┌─ Supplied material

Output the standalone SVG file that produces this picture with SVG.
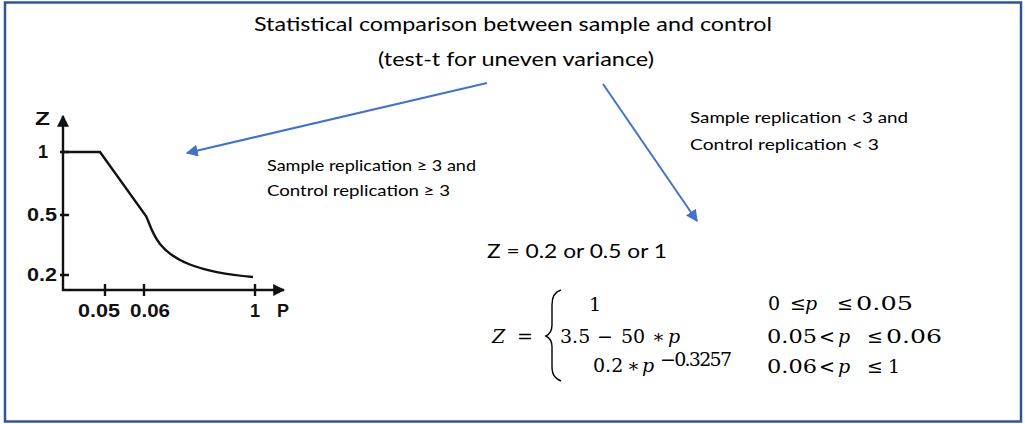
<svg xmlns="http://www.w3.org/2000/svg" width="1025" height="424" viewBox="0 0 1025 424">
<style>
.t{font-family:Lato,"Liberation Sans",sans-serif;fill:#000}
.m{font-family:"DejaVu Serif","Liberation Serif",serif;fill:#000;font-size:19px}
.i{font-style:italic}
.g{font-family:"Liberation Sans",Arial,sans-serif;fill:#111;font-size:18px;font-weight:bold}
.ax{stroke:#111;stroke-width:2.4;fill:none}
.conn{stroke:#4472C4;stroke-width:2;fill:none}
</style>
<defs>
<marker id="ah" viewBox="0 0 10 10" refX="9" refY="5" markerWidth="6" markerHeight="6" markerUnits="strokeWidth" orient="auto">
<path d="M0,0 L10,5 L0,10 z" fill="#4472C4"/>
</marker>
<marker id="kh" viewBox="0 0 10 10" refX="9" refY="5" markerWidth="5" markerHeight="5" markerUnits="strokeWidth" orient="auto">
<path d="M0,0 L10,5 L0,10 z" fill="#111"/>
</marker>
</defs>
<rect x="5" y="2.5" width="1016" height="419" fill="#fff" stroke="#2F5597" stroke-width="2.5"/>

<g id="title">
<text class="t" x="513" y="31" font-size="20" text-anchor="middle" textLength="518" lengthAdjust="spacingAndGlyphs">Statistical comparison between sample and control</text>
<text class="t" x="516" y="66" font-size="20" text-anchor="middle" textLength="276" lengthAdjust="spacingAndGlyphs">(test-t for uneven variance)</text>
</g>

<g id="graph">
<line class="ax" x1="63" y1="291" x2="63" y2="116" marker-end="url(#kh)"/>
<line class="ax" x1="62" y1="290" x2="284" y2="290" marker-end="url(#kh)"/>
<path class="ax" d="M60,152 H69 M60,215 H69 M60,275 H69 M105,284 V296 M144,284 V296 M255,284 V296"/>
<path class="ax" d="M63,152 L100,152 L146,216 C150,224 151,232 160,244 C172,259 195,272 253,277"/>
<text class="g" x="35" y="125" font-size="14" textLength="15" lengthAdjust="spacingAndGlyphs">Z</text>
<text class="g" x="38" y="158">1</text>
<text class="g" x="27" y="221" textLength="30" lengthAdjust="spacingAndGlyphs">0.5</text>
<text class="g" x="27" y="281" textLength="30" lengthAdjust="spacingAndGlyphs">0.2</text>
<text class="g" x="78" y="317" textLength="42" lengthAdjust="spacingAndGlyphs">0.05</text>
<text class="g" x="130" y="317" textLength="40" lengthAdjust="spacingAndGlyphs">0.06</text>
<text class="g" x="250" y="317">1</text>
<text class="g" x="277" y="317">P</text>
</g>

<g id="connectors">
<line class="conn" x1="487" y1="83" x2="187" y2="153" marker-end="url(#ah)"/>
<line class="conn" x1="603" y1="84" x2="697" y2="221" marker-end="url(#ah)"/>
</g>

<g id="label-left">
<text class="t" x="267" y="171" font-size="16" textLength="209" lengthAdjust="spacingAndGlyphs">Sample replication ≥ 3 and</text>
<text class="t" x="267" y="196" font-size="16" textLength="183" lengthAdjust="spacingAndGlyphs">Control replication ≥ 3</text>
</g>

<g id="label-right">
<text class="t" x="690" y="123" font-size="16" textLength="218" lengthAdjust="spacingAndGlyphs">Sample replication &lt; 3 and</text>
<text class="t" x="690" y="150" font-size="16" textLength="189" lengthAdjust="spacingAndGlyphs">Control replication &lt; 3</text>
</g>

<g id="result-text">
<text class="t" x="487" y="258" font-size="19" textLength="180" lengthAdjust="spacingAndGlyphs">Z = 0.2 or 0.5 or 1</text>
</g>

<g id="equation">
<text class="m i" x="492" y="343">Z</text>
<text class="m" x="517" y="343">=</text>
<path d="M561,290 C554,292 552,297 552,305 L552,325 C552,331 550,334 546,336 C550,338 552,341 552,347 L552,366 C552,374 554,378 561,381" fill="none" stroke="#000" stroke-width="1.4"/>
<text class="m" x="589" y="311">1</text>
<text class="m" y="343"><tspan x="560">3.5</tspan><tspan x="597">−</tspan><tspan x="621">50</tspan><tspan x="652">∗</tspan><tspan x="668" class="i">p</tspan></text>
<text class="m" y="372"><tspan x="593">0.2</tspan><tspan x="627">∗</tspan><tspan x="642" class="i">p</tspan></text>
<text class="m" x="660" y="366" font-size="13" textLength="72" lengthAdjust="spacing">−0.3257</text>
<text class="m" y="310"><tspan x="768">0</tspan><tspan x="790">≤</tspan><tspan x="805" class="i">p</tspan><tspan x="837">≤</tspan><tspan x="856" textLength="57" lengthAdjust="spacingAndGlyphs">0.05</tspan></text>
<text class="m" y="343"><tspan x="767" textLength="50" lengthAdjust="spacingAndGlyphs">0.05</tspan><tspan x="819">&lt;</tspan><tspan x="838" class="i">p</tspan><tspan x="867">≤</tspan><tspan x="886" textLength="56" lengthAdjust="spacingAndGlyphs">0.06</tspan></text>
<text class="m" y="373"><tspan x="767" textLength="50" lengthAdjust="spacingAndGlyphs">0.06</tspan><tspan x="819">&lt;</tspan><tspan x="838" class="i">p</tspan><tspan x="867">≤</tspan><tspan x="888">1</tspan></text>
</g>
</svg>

└─

Leave out the pictures and copy the rest of the material above exactly.

Correct result:
Output the standalone SVG file that produces this picture with SVG.
<svg xmlns="http://www.w3.org/2000/svg" width="1025" height="424" viewBox="0 0 1025 424">
<style>
.t{font-family:Lato,"Liberation Sans",sans-serif;fill:#000}
.m{font-family:"DejaVu Serif","Liberation Serif",serif;fill:#000;font-size:19px}
.i{font-style:italic}
.g{font-family:"Liberation Sans",Arial,sans-serif;fill:#111;font-size:18px;font-weight:bold}
.ax{stroke:#111;stroke-width:2.4;fill:none}
.conn{stroke:#4472C4;stroke-width:2;fill:none}
</style>
<defs>
<marker id="ah" viewBox="0 0 10 10" refX="9" refY="5" markerWidth="6" markerHeight="6" markerUnits="strokeWidth" orient="auto">
<path d="M0,0 L10,5 L0,10 z" fill="#4472C4"/>
</marker>
<marker id="kh" viewBox="0 0 10 10" refX="9" refY="5" markerWidth="5" markerHeight="5" markerUnits="strokeWidth" orient="auto">
<path d="M0,0 L10,5 L0,10 z" fill="#111"/>
</marker>
</defs>
<rect x="5" y="2.5" width="1016" height="419" fill="#fff" stroke="#2F5597" stroke-width="2.5"/>

<g id="title">
<text class="t" x="513" y="31" font-size="20" text-anchor="middle" textLength="518" lengthAdjust="spacingAndGlyphs">Statistical comparison between sample and control</text>
<text class="t" x="516" y="66" font-size="20" text-anchor="middle" textLength="276" lengthAdjust="spacingAndGlyphs">(test-t for uneven variance)</text>
</g>

<g id="graph">
<line class="ax" x1="63" y1="291" x2="63" y2="116" marker-end="url(#kh)"/>
<line class="ax" x1="62" y1="290" x2="284" y2="290" marker-end="url(#kh)"/>
<path class="ax" d="M60,152 H69 M60,215 H69 M60,275 H69 M105,284 V296 M144,284 V296 M255,284 V296"/>
<path class="ax" d="M63,152 L100,152 L146,216 C150,224 151,232 160,244 C172,259 195,272 253,277"/>
<text class="g" x="35" y="125" font-size="14" textLength="15" lengthAdjust="spacingAndGlyphs">Z</text>
<text class="g" x="38" y="158">1</text>
<text class="g" x="27" y="221" textLength="30" lengthAdjust="spacingAndGlyphs">0.5</text>
<text class="g" x="27" y="281" textLength="30" lengthAdjust="spacingAndGlyphs">0.2</text>
<text class="g" x="78" y="317" textLength="42" lengthAdjust="spacingAndGlyphs">0.05</text>
<text class="g" x="130" y="317" textLength="40" lengthAdjust="spacingAndGlyphs">0.06</text>
<text class="g" x="250" y="317">1</text>
<text class="g" x="277" y="317">P</text>
</g>

<g id="connectors">
<line class="conn" x1="487" y1="83" x2="187" y2="153" marker-end="url(#ah)"/>
<line class="conn" x1="603" y1="84" x2="697" y2="221" marker-end="url(#ah)"/>
</g>

<g id="label-left">
<text class="t" x="267" y="171" font-size="16" textLength="209" lengthAdjust="spacingAndGlyphs">Sample replication ≥ 3 and</text>
<text class="t" x="267" y="196" font-size="16" textLength="183" lengthAdjust="spacingAndGlyphs">Control replication ≥ 3</text>
</g>

<g id="label-right">
<text class="t" x="690" y="123" font-size="16" textLength="218" lengthAdjust="spacingAndGlyphs">Sample replication &lt; 3 and</text>
<text class="t" x="690" y="150" font-size="16" textLength="189" lengthAdjust="spacingAndGlyphs">Control replication &lt; 3</text>
</g>

<g id="result-text">
<text class="t" x="487" y="258" font-size="19" textLength="180" lengthAdjust="spacingAndGlyphs">Z = 0.2 or 0.5 or 1</text>
</g>

<g id="equation">
<text class="m i" x="492" y="343">Z</text>
<text class="m" x="517" y="343">=</text>
<path d="M561,290 C554,292 552,297 552,305 L552,325 C552,331 550,334 546,336 C550,338 552,341 552,347 L552,366 C552,374 554,378 561,381" fill="none" stroke="#000" stroke-width="1.4"/>
<text class="m" x="589" y="311">1</text>
<text class="m" y="343"><tspan x="560">3.5</tspan><tspan x="597">−</tspan><tspan x="621">50</tspan><tspan x="652">∗</tspan><tspan x="668" class="i">p</tspan></text>
<text class="m" y="372"><tspan x="593">0.2</tspan><tspan x="627">∗</tspan><tspan x="642" class="i">p</tspan></text>
<text class="m" x="660" y="366" font-size="13" textLength="72" lengthAdjust="spacing">−0.3257</text>
<text class="m" y="310"><tspan x="768">0</tspan><tspan x="790">≤</tspan><tspan x="805" class="i">p</tspan><tspan x="837">≤</tspan><tspan x="856" textLength="57" lengthAdjust="spacingAndGlyphs">0.05</tspan></text>
<text class="m" y="343"><tspan x="767" textLength="50" lengthAdjust="spacingAndGlyphs">0.05</tspan><tspan x="819">&lt;</tspan><tspan x="838" class="i">p</tspan><tspan x="867">≤</tspan><tspan x="886" textLength="56" lengthAdjust="spacingAndGlyphs">0.06</tspan></text>
<text class="m" y="373"><tspan x="767" textLength="50" lengthAdjust="spacingAndGlyphs">0.06</tspan><tspan x="819">&lt;</tspan><tspan x="838" class="i">p</tspan><tspan x="867">≤</tspan><tspan x="888">1</tspan></text>
</g>
</svg>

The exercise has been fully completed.